Description: I feel embarrassing when someone enters the Wal-Mart through the exit door. Every time I see shoppers doing these, I find myself among them. Few problems I found in the Wal-Mart doors are:
- Entry-Exit signs aren’t displayed properly.
- The source of confusion: Most of the Wal-Mart stores have enters sign on the left side and exit on the right side. These are particularly annoying because people in the US drives right-side that automatically misleads them towards right.
- Even in the absence of people exiting the stores, I have found the exit doors open.
Illustrations of Original experience: I entered Wal-Mart through the exit door. I felt embarrassing when I found myself being noticed by people. I started paying attention after that very moment. In the next few visits, I realized that I wasn’t the only one.
Presentation of design process: My design process includes three simple steps through which I personalize error-laden experience.
Description and concept sketches of proposed intervention: In the above description, I have identified the issues regarding Wal-Mart doors. Having been through a situation myself, I learned that people don’t pay attention to small details. The Wal-Mart doors issue is one, but it can be eliminated through conscious design. Some of the approaches that Wal-Mart can consider to eliminate such issues are:
- Display brighter enter and exit sign. In addition, add voice command at the door to inform shoppers while entering through the wrong doors.
- Review design, study the behavior of customers and make changes accordingly. People in the US walk and drive on the right side, so it might be useful to use a right door for entering the stores.
- Remove all entry and exit signs so that people can choose whichever entries they want to use it.

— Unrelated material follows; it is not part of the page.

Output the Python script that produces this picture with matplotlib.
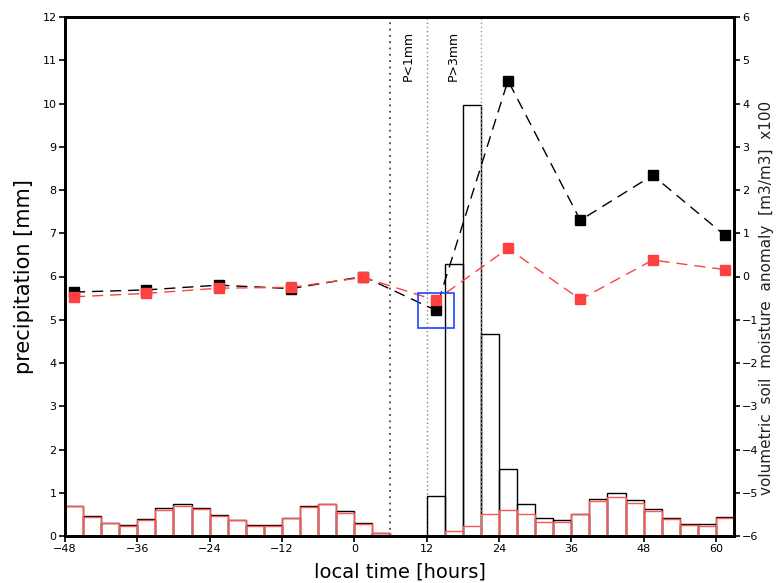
import matplotlib
matplotlib.use("Agg")
import matplotlib.pyplot as plt
from matplotlib.patches import Rectangle
import numpy as np

# ---- data ----
bin_edges_start = list(range(-48, 63, 3))  # 37 three-hour bins
precip_black = [0.70, 0.47, 0.29, 0.26, 0.39, 0.65, 0.73, 0.65, 0.49, 0.36,
                0.25, 0.25, 0.42, 0.70, 0.75, 0.58, 0.29, 0.08, 0.0, 0.0,
                0.93, 6.29, 9.97, 4.66, 1.54, 0.73, 0.41, 0.36, 0.52, 0.86,
                0.99, 0.84, 0.62, 0.42, 0.28, 0.28, 0.44]
precip_red = [0.70, 0.45, 0.29, 0.24, 0.36, 0.61, 0.69, 0.63, 0.47, 0.36,
              0.23, 0.23, 0.42, 0.67, 0.73, 0.53, 0.28, 0.08, 0.0, 0.0,
              0.0, 0.12, 0.22, 0.51, 0.59, 0.50, 0.33, 0.32, 0.50, 0.82,
              0.90, 0.76, 0.57, 0.40, 0.25, 0.23, 0.42]

sm_times = [-46.5, -34.5, -22.5, -10.5, 1.5, 13.5, 25.5, 37.5, 49.5, 61.5]
sm_black = [-0.36, -0.31, -0.20, -0.28, 0.00, -0.78, 4.53, 1.30, 2.34, 0.95]
sm_red = [-0.47, -0.39, -0.27, -0.25, -0.02, -0.55, 0.65, -0.53, 0.38, 0.16]

vlines = [6, 12, 21]
xticks = [-48, -36, -24, -12, 0, 12, 24, 36, 48, 60]

# ---- figure ----
fig = plt.figure(figsize=(7.77, 5.83), dpi=100)
ax = fig.add_axes([65/777, 1-536/583, (734-65)/777, (536-17)/583])
ax.set_xlim(-48, 63)
ax.set_ylim(0, 12)

ax.bar(bin_edges_start, precip_black, width=3, align='edge', fill=False,
       edgecolor='black', linewidth=1.0, zorder=2)
ax.bar(bin_edges_start, precip_red, width=3, align='edge', fill=False,
       edgecolor='#ff5555', linewidth=1.0, zorder=3)

ax.axvline(vlines[0], color='#444444', linestyle=(0, (1, 2.5)), linewidth=1.3, zorder=1)
ax.axvline(vlines[1], color='#888888', linestyle=(0, (1, 2)), linewidth=1.0, zorder=1)
ax.axvline(vlines[2], color='#999999', linestyle=(0, (1, 2)), linewidth=1.0, zorder=4)

ax.text(9, 11.1, 'P<1mm', rotation=90, ha='center', va='center', fontsize=9)
ax.text(16.5, 11.1, 'P>3mm', rotation=90, ha='center', va='center', fontsize=9)

ax.set_xticks(xticks)
ax.set_xticklabels([str(t).replace('-', '\u2212') for t in xticks])
ax.set_yticks(range(0, 13))
ax.tick_params(direction='out', length=4, width=1.2, labelsize=8, top=False, pad=2)
ax.set_xlabel('local time [hours]', fontsize=14, labelpad=6)
ax.set_ylabel('precipitation [mm]', fontsize=15, labelpad=6)
for s in ax.spines.values():
    s.set_linewidth(2)

ax2 = ax.twinx()
ax2.set_ylim(-6, 6)
ax2.set_yticks(range(-6, 7))
ax2.set_yticklabels([str(t).replace('-', '\u2212') for t in range(-6, 7)])
ax2.tick_params(direction='out', length=4, width=1.2, labelsize=8, pad=2)
for s in ax2.spines.values():
    s.set_linewidth(2)

ax2.plot(sm_times, sm_black, color='black', linestyle=(0, (8, 5)), linewidth=1.0,
         marker='s', markersize=7.5, markerfacecolor='black', markeredgecolor='black', zorder=5)
ax2.plot(sm_times, sm_red, color='#ff4040', linestyle=(0, (8, 5)), linewidth=1.0,
         marker='s', markersize=7.5, markerfacecolor='#ff4040', markeredgecolor='#ff4040', zorder=6)
ax2.add_patch(Rectangle((10.5, -1.19), 6.0, 0.82, fill=False, edgecolor='#2244ff',
                        linewidth=1.2, zorder=7))
fig.text(767/777, 1-298/583, 'volumetric  soil  moisture  anomaly  [m3/m3]  x100',
         rotation=90, ha='center', va='center', fontsize=11, color='#222222')

fig.savefig('out.png', dpi=100)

Reflection on the challenges of designing for yourself: Designing for myself was confusing because above experience is also a common sense problem. Moreover, designing alone is somewhat skeptical due to lack of feedbacks. In the above case, Wal-Mart might have placed exit doors on the right side considering that checkout, customer service and restrooms are closer to the exit door. Among three proposed interventions, I prefer the last one.